В 1943 г. в с. Юго-Осокино Кунгурского района умер православный священник о. Иоанн Раскатин, которому было разрешено здесь совершать требы. После его смерти власти не дали разрешения послать другого «требного» священника. Этим воспользовался священник местного храма Белокринецкой иерархии, который стал совершать требы для православных.
В меньшей степени Молотовскую епархию волновали беспоповцы. «Беспоповцы, преимущественно перекрещенцы, живут замкнуто и гнушаются православных. Они даже запрещают разговаривать с нашими верующими. Правда, в настоящее время их фанатизм проходит, но все же замкнутость сохраняется», – писал Владыка Александр[7].
Между г. Чусов и станцией Кузино на протяжении 200 километров находились непроходимые леса, в которых скрывались в своих скитах кержаки. Кержаки также обитали в лесах Лысьвенского района. В этих местах на станции Шали управлением Молотовской епархии планировалось открыть церковь. Однако содержание храма оказалось верующим не по силам, так как домов, где жили православные, насчитывалось всего 50. В открытии церкви было отказано.
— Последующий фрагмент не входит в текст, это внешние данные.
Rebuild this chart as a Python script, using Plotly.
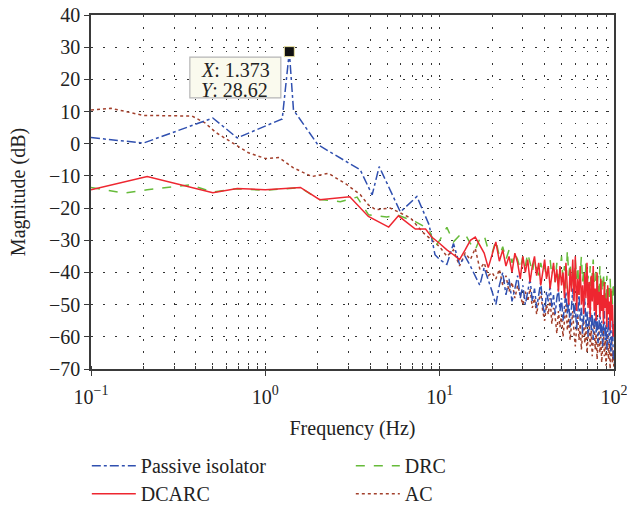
import plotly.graph_objects as go

# ---------------- data ----------------
hf_freq = [10, 11, 12, 13, 14, 15, 16, 17, 18, 19, 20, 21, 22, 23, 24, 25, 26, 27, 28, 29,
           30, 31, 32, 33, 34, 35, 36, 37, 38, 39, 40, 41, 42, 43, 44, 45, 46, 47, 48, 49,
           50, 51, 52, 53, 54, 55, 56, 57, 58, 59, 60, 61, 62, 63, 64, 65, 66, 67, 68, 69,
           70, 71, 72, 73, 74, 75, 76, 77, 78, 79, 80, 81, 82, 83, 84, 85, 86, 87, 88, 89,
           90, 91, 92, 93, 94, 95, 96, 97, 98, 99, 100]

passive_lf_freq = [0.1, 0.2, 0.5, 0.69, 1.25, 1.373, 1.45, 2.0, 3.5, 4.1, 4.5, 5.95, 7.4, 8.7, 9.4]
passive_lf_mag = [1.9, 0.2, 8.0, 1.8, 7.7, 28.62, 10.5, -0.3, -8.1, -15.9, -7.1, -21.2, -16.4, -25.2, -34.5]
passive_hf_mag = [-36, -37.5, -31, -37.5, -35, -38, -41, -44, -38.5, -42, -46, -50, -44, -40, -47, -42, -49, -45, -41, -48,
                  -44, -50, -46, -42, -49, -45, -51, -47, -43, -50, -53, -46, -49, -44, -51, -47, -53, -48, -45, -52,
                  -48, -55, -50, -46, -53, -49, -57, -51, -45, -54, -50, -58, -52, -47, -55, -51, -59, -53, -48, -57,
                  -52, -60, -55, -49, -58, -53, -61, -56, -50, -59, -54, -62, -57, -51, -60, -55, -63, -58, -52, -61,
                  -56, -64, -59, -54, -62, -57, -65, -60, -55, -66, -68]

drc_lf_freq = [0.1, 0.155, 0.21, 0.37, 0.5, 0.69, 1.0, 1.59, 2.02, 2.69, 3.36, 3.91, 4.98, 5.69, 7.25, 8.66, 9.45]
drc_lf_mag = [-13.6, -15.3, -14.3, -12.8, -15.0, -14.0, -14.5, -13.6, -17.3, -18.0, -16.6, -22.1, -22.8, -22.1, -24.2, -26.5, -31.9]
drc_hf_mag = [-30, -26, -30.5, -28.5, -28, -31, -33, -29.5, -28.5, -33, -34, -30, -35, -32, -36, -33, -37, -34, -36, -39,
              -35, -38, -34, -37, -40, -36, -39, -41, -37, -40, -38, -42, -39, -36, -41, -38, -43, -37, -44, -40,
              -35, -42, -38, -45, -33, -41, -37, -44, -39, -46, -36, -42, -38, -47, -40, -35, -43, -39, -46, -37,
              -44, -41, -48, -38, -45, -40, -36, -43, -47, -39, -45, -41, -48, -38, -44, -42, -49, -40, -46, -43,
              -50, -41, -47, -44, -49, -42, -48, -45, -50, -43, -48]

dcarc_lf_freq = [0.1, 0.21, 0.5, 0.69, 1.0, 1.59, 2.05, 3.05, 3.9, 5.1, 5.8, 7.25, 8.3, 9.0]
dcarc_lf_mag = [-14.3, -10.2, -15.2, -13.9, -14.3, -13.6, -17.4, -16.5, -22.6, -25.9, -22.4, -26.5, -26.5, -29.0]
dcarc_hf_mag = [-31, -33, -34.5, -36, -33, -30, -29, -31.5, -34, -38.5, -34, -30.5, -36.5, -33, -38, -35, -40, -34, -37, -42,
                -35, -40, -36, -43, -38, -35, -41, -37, -44, -39, -36, -42, -38, -45, -40, -37, -43, -39, -46, -38,
                -44, -40, -48, -37, -45, -50, -39, -46, -36, -49, -35, -52, -42, -47, -38, -50, -44, -53, -40, -48,
                -37, -51, -43, -54, -41, -49, -38, -52, -45, -55, -40, -50, -46, -54, -42, -52, -47, -56, -43, -51,
                -48, -57, -44, -53, -49, -58, -45, -55, -50, -60, -56]

ac_lf_freq = [0.1, 0.13, 0.2, 0.3, 0.38, 0.45, 0.52, 0.66, 0.8, 1.0, 1.2, 1.45, 1.85, 2.3, 2.9, 3.5, 3.9, 4.3, 5.2, 6.0, 6.8, 8.1, 9.0]
ac_lf_mag = [10.5, 11.0, 8.8, 8.8, 8.6, 6.5, 3.5, 0.0, -2.8, -4.6, -4.3, -7.5, -10.2, -9.2, -12.5, -15.8, -19.0, -20.5, -20.0, -21.6, -23.1, -27.8, -30.0]
ac_hf_mag = [-32, -35, -33, -38, -34, -36, -32.5, -39, -37, -41, -40, -42, -39, -44, -41, -46, -43, -48, -44, -47,
             -50, -46, -49, -45, -51, -48, -53, -49, -46, -52, -55, -50, -53, -48, -56, -51, -54, -59, -52, -57,
             -53, -60, -55, -50, -58, -54, -61, -56, -52, -59, -63, -57, -53, -61, -56, -64, -58, -54, -62, -57,
             -65, -60, -55, -63, -58, -66, -61, -56, -64, -59, -67, -62, -57, -65, -60, -68, -63, -58, -66, -61,
             -69, -64, -59, -67, -62, -70, -65, -60, -68, -64, -71]

tip_x = 1.373
tip_y = 28.62
tip_text_x = "<i>X</i>: 1.373"
tip_text_y = "<i>Y</i>: 28.62"

x_tickvals = [0.1, 1, 10, 100]
x_ticktext = ["10<sup>\u22121</sup>", "10<sup>0</sup>", "10<sup>1</sup>", "10<sup>2</sup>"]
y_tickvals = [40, 30, 20, 10, 0, -10, -20, -30, -40, -50, -60, -70]
y_ticktext = ["40", "30", "20", "10", "0", "\u221210", "\u221220", "\u221230", "\u221240", "\u221250", "\u221260", "\u221270"]

# ---------------- figure ----------------
FONT = "Liberation Serif"
FS = 20
TXT = "#222222"
fig = go.Figure()

series = [
    ("AC", ac_lf_freq, ac_lf_mag, ac_hf_mag, "#a3402c", "dot", 2, "legend2"),
    ("Passive isolator", passive_lf_freq, passive_lf_mag, passive_hf_mag, "#3050b0", "dashdot", 1, "legend"),
    ("DRC", drc_lf_freq, drc_lf_mag, drc_hf_mag, "#66bb3a", "dash", 2, "legend"),
    ("DCARC", dcarc_lf_freq, dcarc_lf_mag, dcarc_hf_mag, "#ee2630", "solid", 1, "legend2"),
]
for name, lf, lm, hm, color, dash, rank, lg in series:
    fig.add_trace(go.Scatter(
        x=lf + hf_freq, y=lm + hm, mode="lines", name=name,
        line=dict(color=color, dash=dash, width=1.5),
        legendrank=rank, legend=lg,
    ))

fig.add_trace(go.Scatter(
    x=[tip_x], y=[tip_y], mode="markers", showlegend=False,
    marker=dict(symbol="square", size=10, color="#111111",
                line=dict(color="#e8e0a0", width=1)),
))

# data-tip box
fig.add_shape(type="rect", xref="paper", yref="paper",
              x0=0.189, x1=0.363, y0=0.766, y1=0.881,
              fillcolor="#fafaee", line=dict(color="#b5b5b5", width=1.2))
fig.add_annotation(x=0.207, y=0.846, xref="paper", yref="paper", showarrow=False,
                   text=tip_text_x, xanchor="left", yanchor="middle",
                   font=dict(family=FONT, size=FS, color=TXT))
fig.add_annotation(x=0.207, y=0.789, xref="paper", yref="paper", showarrow=False,
                   text=tip_text_y, xanchor="left", yanchor="middle",
                   font=dict(family=FONT, size=FS, color=TXT))

axis_common = dict(
    showline=True, linecolor="#3a3a3a", linewidth=1.5, mirror=True,
    ticks="outside", ticklen=5, tickcolor="#3a3a3a", tickwidth=1.2,
    showgrid=True, gridcolor="#333333", gridwidth=1, griddash="1.5px,10.5px",
    zeroline=False, automargin=False, ticklabeloverflow="allow",
    tickfont=dict(family=FONT, size=FS, color=TXT),
)

fig.update_xaxes(
    type="log", range=[-1, 2], tickvals=x_tickvals, ticktext=x_ticktext,
    ticklabelstandoff=4,
    title=dict(text="Frequency (Hz)", font=dict(family=FONT, size=FS, color=TXT), standoff=14),
    minor=dict(ticks="inside", ticklen=3, tickcolor="#3a3a3a", dtick="D1",
               showgrid=True, gridcolor="#333333", gridwidth=1, griddash="1.5px,10.5px"),
    **axis_common,
)
fig.update_yaxes(
    range=[-70, 40], tickvals=y_tickvals, ticktext=y_ticktext,
    title=dict(text="Magnitude (dB)", font=dict(family=FONT, size=FS, color=TXT), standoff=18),
    **axis_common,
)

legend_common = dict(orientation="h", xanchor="left", yanchor="top",
                     entrywidth=205, entrywidthmode="pixels",
                     font=dict(family=FONT, size=FS, color=TXT),
                     traceorder="normal", itemwidth=44, bgcolor="rgba(0,0,0,0)")

fig.update_layout(
    width=627, height=509,
    margin=dict(l=91, r=13, t=15, b=140, autoexpand=False),
    plot_bgcolor="white", paper_bgcolor="white",
    font=dict(family=FONT, size=FS, color=TXT),
    legend=dict(x=-0.008, y=-0.218, **legend_common),
    legend2=dict(x=-0.008, y=-0.297, **legend_common),
)

# remove the page's default 8px body margin so the figure fills the window exactly
fig.write_html("out.html", config={"displayModeBar": False},
               post_script="document.body.style.margin='0';")
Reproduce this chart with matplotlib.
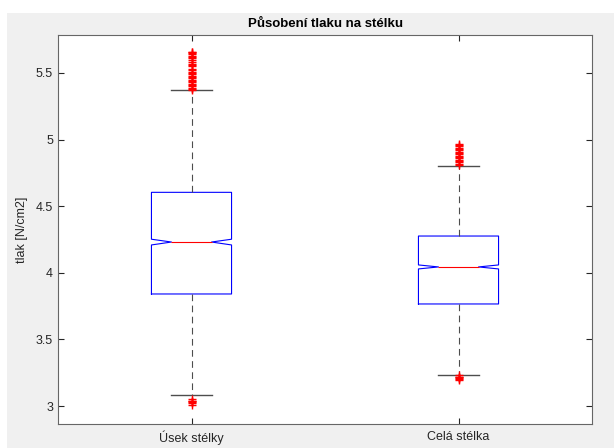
import matplotlib
matplotlib.use("Agg")
import matplotlib.pylab as plt
from matplotlib.patches import Rectangle

plt.rcParams['font.family'] = ['Liberation Sans', 'DejaVu Sans']

# box statistics
labels = ["Úsek stélky", "Celá stélka"]
med = [4.231, 4.044]
q1 = [3.841, 3.766]
q3 = [4.604, 4.276]
cilo = [4.209, 4.029]
cihi = [4.252, 4.059]
whislo = [3.085, 3.235]
whishi = [5.370, 4.804]

fliers1 = [5.66, 5.655, 5.65, 5.64, 5.63, 5.62, 5.61, 5.60, 5.58, 5.57, 5.56,
           5.55, 5.53, 5.52, 5.51, 5.50, 5.49, 5.48, 5.47, 5.46, 5.45, 5.44,
           5.43, 5.42, 5.41, 5.40, 5.39, 5.38, 5.375,
           3.05, 3.04, 3.035, 3.03, 3.02, 3.01]
fliers2 = [4.97, 4.96, 4.95, 4.94, 4.93, 4.92, 4.91, 4.90, 4.89, 4.88, 4.87,
           4.86, 4.85, 4.84, 4.83, 4.82, 4.81,
           3.23, 3.22, 3.215, 3.21, 3.20, 3.195]
fliers = [fliers1, fliers2]

stats = []
for i in range(len(labels)):
    stats.append(dict(label=labels[i], med=med[i], q1=q1[i], q3=q3[i],
                      cilo=cilo[i], cihi=cihi[i],
                      whislo=whislo[i], whishi=whishi[i], fliers=fliers[i]))

fig = plt.figure(figsize=(6.14, 4.48), dpi=100)
fig.patch.set_facecolor('white')
# grey MATLAB figure area (small white strip on top and left)
fig.patches.append(Rectangle((7 / 614, 0), 1, (448 - 13) / 448,
                             transform=fig.transFigure, facecolor='#f0f0f0',
                             edgecolor='none', zorder=-10))

ax = fig.add_axes([58 / 614, 24 / 448, (592 - 58) / 614, (424 - 35) / 448])
ax.bxp(stats, positions=[1, 2], widths=0.3, shownotches=True,
       boxprops=dict(color='blue', linewidth=0.8),
       medianprops=dict(color='red', linewidth=0.8),
       whiskerprops=dict(color='0.3', linewidth=0.8, linestyle=(0, (6, 4))),
       capprops=dict(color='0.3', linewidth=1.0),
       flierprops=dict(marker='+', markeredgecolor='red', markersize=6,
                       markeredgewidth=1.0, linestyle='none'))

ax.set_xlim(0.5, 2.5)
ax.set_ylim(2.865, 5.785)
ax.set_yticks([3, 3.5, 4, 4.5, 5, 5.5])
ax.set_yticklabels(['3', '3.5', '4', '4.5', '5', '5.5'])
ax.set_xticks([1, 2])
ax.set_xticklabels(labels)

ax.tick_params(direction='in', length=4, width=0.8, colors='0.15',
               labelsize=9, top=True, right=True)
ax.tick_params(axis='x', pad=5)
for s in ax.spines.values():
    s.set_color('0.4')
    s.set_linewidth(0.8)

ax.set_ylabel('tlak [N/cm2]', fontsize=9, color='0.15', labelpad=6)
ax.set_title('Působení tlaku na stélku', fontsize=9.5, fontweight='bold',
             color='black', pad=6)

fig.savefig('out.png', dpi=100)
plt.close(fig)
В Кунгурском районе, около станции Ергач в д. Мохлячи, проживал беспоповец-наставник Петр Михайлович Шадейка. Он объезжал соседние деревни, расположенные около места своего проживания, стараясь укрепить здесь староверие.
В заводе Бизяр Юго-Осокинского района из 1500 человек населения половину составляли старообрядцы различных согласий. До революции они имели в жилых домах 4 молельни, которые в 30-е гг. были разрушены. В заводе Курашим проживали поморцы и часовенные, которые упорно держались своей веры. В 1942 г. их молельня была разрушена.
Большое количество староверов проживало в г. Верещагино. В Чернушинском районе староверы составляли 50 % всего населения. В д. Верх-Язьве было много беспоповцев. Село Лекмартово, где Молотовской епархией было получено разрешение на открытие церкви, оказалось большое количество старообрядцев, которые препятствовали организации здесь прихода Московской Патриархии.
В годы Великой Отечественной войны староверы разных согласий проживали в г. Молотов. Некоторые из них посещали храмы Московской Патриархии и переходили в Русскую Православную Церковь. «Отрадно было слышать их откровенные заявления, что служба в наших церквях им нравится», – писал епископ Александр[8].
В областном центре также встречались последователи изуверских сект, выдававших себя за старообрядцев. Среди них «красноверы», считавшие необходимым убивать своих больных и преклонных стариков. Протоиерей Константин Левицкий рассказывал епископу Александру, что к нему в больнице обратился выздоравливающий старик с просьбой «не выписывать его». Свою просьбу он мотивировал тем, что в случае выписки из больницы «красноверы» его задушат подушками, чтобы сделать мучеником и через это даровать Царство Небесное.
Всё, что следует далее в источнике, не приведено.